Hot off the press – I was honoured to pick up the award for “Innovation in the Micro-Data Centre” last night at the Lancaster Hotel in London. We entered this category last year, and although reaching the finals, our project wasn’t complete and therefore could not present a strong enough case – now it can…and has!
Recognition is a curious thing – I’ve spent a large part of this year going to conferences and speaking on this project, but while it is easy to dismiss awards as an industry giving itself a pat on the back, but there are two reasons why I think they matter:
1. The more awareness that an award generates, the more likely other organisations will realise just what is being achieved out in the industry and seek to emulate it. A lot of great work is being done but it rarely breaks cover until publicised. Green IT is strangely prevalent only in pockets of organisations and may even come about by accident (under the guise of “cost-savings”) rather than by design
2. Awards like this are not just handed out like tea and biscuits at a village fete; having a prestigious panel of industry experts review and assess your project means that what you can give back to the industry in terms of advice and help is given a stamp of approval. As a university, we believe it is vitally important to impart and disseminate knowledge and learning to where it’s needed most. This award at least shows we know what we’re talking about and can also turn knowledge into practical results.

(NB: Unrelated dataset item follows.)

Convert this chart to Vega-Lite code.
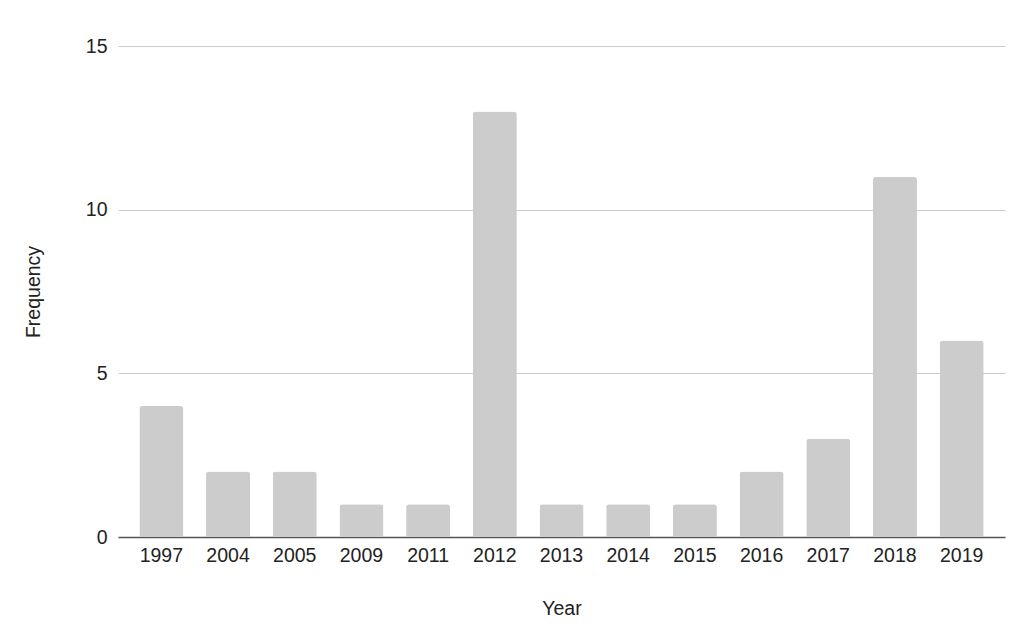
{
  "$schema": "https://vega.github.io/schema/vega-lite/v6.json",
  "autosize": {"type": "none"},
  "width": 887,
  "height": 491,
  "padding": {"left": 118, "top": 46, "right": 23, "bottom": 98},
  "background": "white",
  "data": {"values": [
    {"Year": "1997", "Frequency": 4},
    {"Year": "2004", "Frequency": 2},
    {"Year": "2005", "Frequency": 2},
    {"Year": "2009", "Frequency": 1},
    {"Year": "2011", "Frequency": 1},
    {"Year": "2012", "Frequency": 13},
    {"Year": "2013", "Frequency": 1},
    {"Year": "2014", "Frequency": 1},
    {"Year": "2015", "Frequency": 1},
    {"Year": "2016", "Frequency": 2},
    {"Year": "2017", "Frequency": 3},
    {"Year": "2018", "Frequency": 11},
    {"Year": "2019", "Frequency": 6}
  ]},
  "config": {
    "view": {"stroke": null},
    "font": "Liberation Sans"
  },
  "mark": {"type": "bar", "color": "#cccccc", "cornerRadiusTopLeft": 3, "cornerRadiusTopRight": 3},
  "encoding": {
    "x": {
      "field": "Year", "type": "ordinal", "sort": null,
      "scale": {"paddingInner": 0.34, "paddingOuter": 0.32},
      "axis": {
        "title": "Year", "titleFont": "Liberation Sans", "titleFontSize": 19.5, "titleFontWeight": "normal", "titleColor": "#222222", "titlePadding": 35,
        "labelFont": "Liberation Sans", "labelFontSize": 19.5, "labelColor": "#222222", "labelAngle": 0, "labelPadding": 9,
        "ticks": false, "domainColor": "#555555", "domainWidth": 1.5
      }
    },
    "y": {
      "field": "Frequency", "type": "quantitative",
      "scale": {"domain": [0, 15]},
      "axis": {
        "title": "Frequency", "titleFont": "Liberation Sans", "titleFontSize": 19.5, "titleFontWeight": "normal", "titleColor": "#222222", "titlePadding": 42,
        "labelFont": "Liberation Sans", "labelFontSize": 19.5, "labelColor": "#222222", "labelPadding": 11,
        "values": [0, 5, 10, 15], "ticks": false, "domain": false,
        "gridColor": "#cccccc", "gridWidth": 1
      }
    }
  }
}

Overall a great year for us, and while I plan for two power outages over the next three weeks, I would like to wish all readers of this blog a very Merry Christmas, Happy New Year or seasonal good cheer -wherever you happen to be!
Richard and I presented at the DataCenter Dynamics Public Sector Conference in Manchester on Monday 10 May. Attended by around 300 Public Sector professionals and supplier organisations, this conference was targeted specifically at addressing the issues around managing, refurbishing and building data centres and the impact of the “G” (Government) Cloud on Public Sector strategy.
We had a good attendance for our case study “Micro Data Centre Refurbishment – Overcoming Physical and Budgetary Constraints in a Legacy Mixed-Use Facility” and the feedback afterwards was excellent. More details on the conference can be found here: bit.ly/afDHUi
I also travelled to the University of Bremen last week, where I contributed to a joint exercise with Oxford University in exporting Green ICT to Germany. Howard Noble from Ox Uni spoke on the Desktop PC angle, including tackling the social-psychological obstacles to changing to a sustainable future. I presented Green ICT from the Data Centre perspective, including demonstrating a methodology for tackling the challenges of sustainability in a systemic way using my in-development Sustainable ICT Maturity Model.
Bremen University hope to use what they’ve learnt from our visit to build a Green ICT educational programme, incorporating those skills into academics, students, apprentices, technicians and engineers, with collaboration from the Mittelstand (SMEs). This may be rolled out across the region as a formalised pedagogy that would allow all Universities within Germany to offer these training programmes and set Germany on the path to a more sustainable future. It is important to note that currently Green ICT has no foothold in the educational sector over there.